You can omit this if your job already has a target
parameter for connecting to source jobs, the auto scaler will pick
that up automatically. Example:
{
"targets": [
{
"sourceJobName": "ConsolidatedLoggingEventKafkaSource"
}
]
}
Optionally, it is possible to further customize the behavior of the PID controller. You can supply the configuration as
JSON in the job parameter mantis.jobmaster.clutch.config
. Example:
{
"rpsConfig": {
"setPointPercentile": 50.0,
"rope": [30.0, 0.0],
"scaleDownBelowPct": 40.0,
"scaleUpAbovePct": 10.0,
"scaleDownMultiplier": 0.5,
"scaleDownMultiplier": 3.0
}
}
Field | Description |
---|---|
setPointPercentile |
Percentile of historical RPS metric to use as the set point. Valid input is between [1.0, 100.0] Default is 75.0 . |
rope |
Lower and upper buffer around the set point.

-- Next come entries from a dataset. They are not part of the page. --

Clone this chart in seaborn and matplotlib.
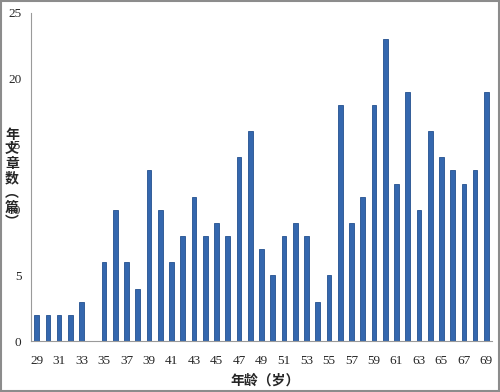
import matplotlib
matplotlib.use("Agg")
import matplotlib.pyplot as plt
import seaborn as sns
import pandas as pd
from matplotlib.patches import Rectangle

# Data
ages = list(range(29, 70))
counts = [2, 2, 2, 2, 3, 0, 6, 10, 6, 4, 13, 10, 6, 8, 11, 8, 9, 8, 14, 16,
          7, 5, 8, 9, 8, 3, 5, 18, 9, 11, 18, 23, 12, 19, 10, 16, 14, 13, 12, 13, 19]
y_ticks = [0, 5, 10, 15, 20, 25]
x_label = "年龄（岁）"
y_label_chars = ["年", "文", "章", "数", "︵", "篇", "︶"]

df = pd.DataFrame({"age": [str(a) for a in ages], "count": counts})

sns.set_style("white")
plt.rcParams["font.family"] = ["Liberation Serif", "Noto Sans CJK SC"]

fig = plt.figure(figsize=(5, 3.92), dpi=100)
ax = fig.add_axes([0.062, 0.130, 0.922, 0.837])

sns.barplot(data=df, x="age", y="count", color="#3467AE", width=0.42,
            edgecolor="#23508F", linewidth=0.6, saturation=1, ax=ax)

ax.set_ylim(0, 25)
ax.set_xlim(-0.5, len(ages) - 0.5)
ax.set_yticks(y_ticks)
ax.set_yticklabels([str(t) for t in y_ticks], fontsize=9.5)

# label every other age
ax.set_xticks(range(0, len(ages), 2))
ax.set_xticklabels([str(a) for a in ages[::2]], fontsize=9.5)
ax.set_xticks([i - 0.5 for i in range(len(ages) + 1)], minor=True)
ax.tick_params(axis="x", which="major", length=0, pad=10)
ax.tick_params(axis="x", which="minor", length=4, color="#9A9A9A", direction="out")
ax.tick_params(axis="y", length=4, color="#9A9A9A", direction="out", pad=3)
ax.set_xlabel("")
ax.set_ylabel("")

for s in ["top", "right"]:
    ax.spines[s].set_visible(False)
for s in ["left", "bottom"]:
    ax.spines[s].set_color("#9A9A9A")
    ax.spines[s].set_linewidth(0.8)

fig.text(0.53, 0.03, x_label, ha="center", va="center", fontsize=10,
         family=["Noto Sans CJK SC"], fontweight="bold")
# stacked vertical y label, as in the original (it sits over the tick labels there too)
fig.text(0.024, 0.545, "\n".join(y_label_chars), ha="center", va="center",
         fontsize=10, family=["Noto Sans CJK SC"], fontweight="bold", linespacing=1.05)

fig.patches.append(Rectangle((0.002, 0.003), 0.995, 0.994, transform=fig.transFigure,
                             fill=False, edgecolor="#8C8C8C", linewidth=1.5))

fig.savefig("out.png", dpi=100)
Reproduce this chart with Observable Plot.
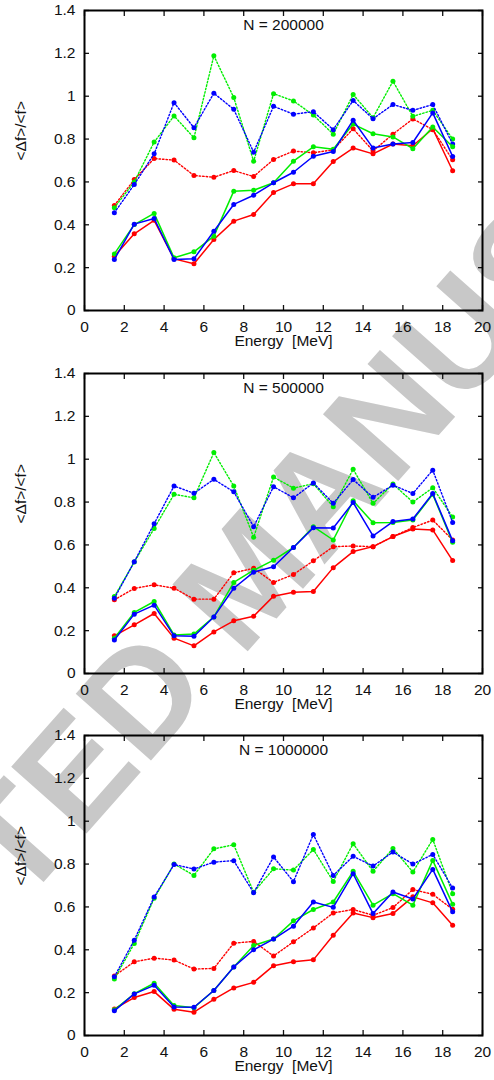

The value is interpreted as percentage of set point. For example, [30.0, 30.0] means values within 30% of set point is considered to have 0 error. Valid input is between [0.0, 100.0] Default is [30.0, 0.0] . |
scaleDownBelowPct |
Only scale down if the PID controller output is below this number. It can be used to delay a scaling action. Valid input is between [0.0, 100.0] . Default is 0.0 . |
scaleUpAbovePct |
Only scale up if the PID controller output is above this number. It can be used to delay a scaling action. Valid input is between [0.0, 100.0] . Default is 0.0 . |
scaleDownMultiplier |
Artificially increase/decrease the size of scale down by this factor. Default is 1.0 . |
scaleUpMultiplier |
Artificially increase/decrease the size of scale up by this factor. Default is 1.0 . |
Clutch Experimental (Developmental Use Only)¶
This strategy is internally used for testing new Clutch implementations. It should not be used for production jobs.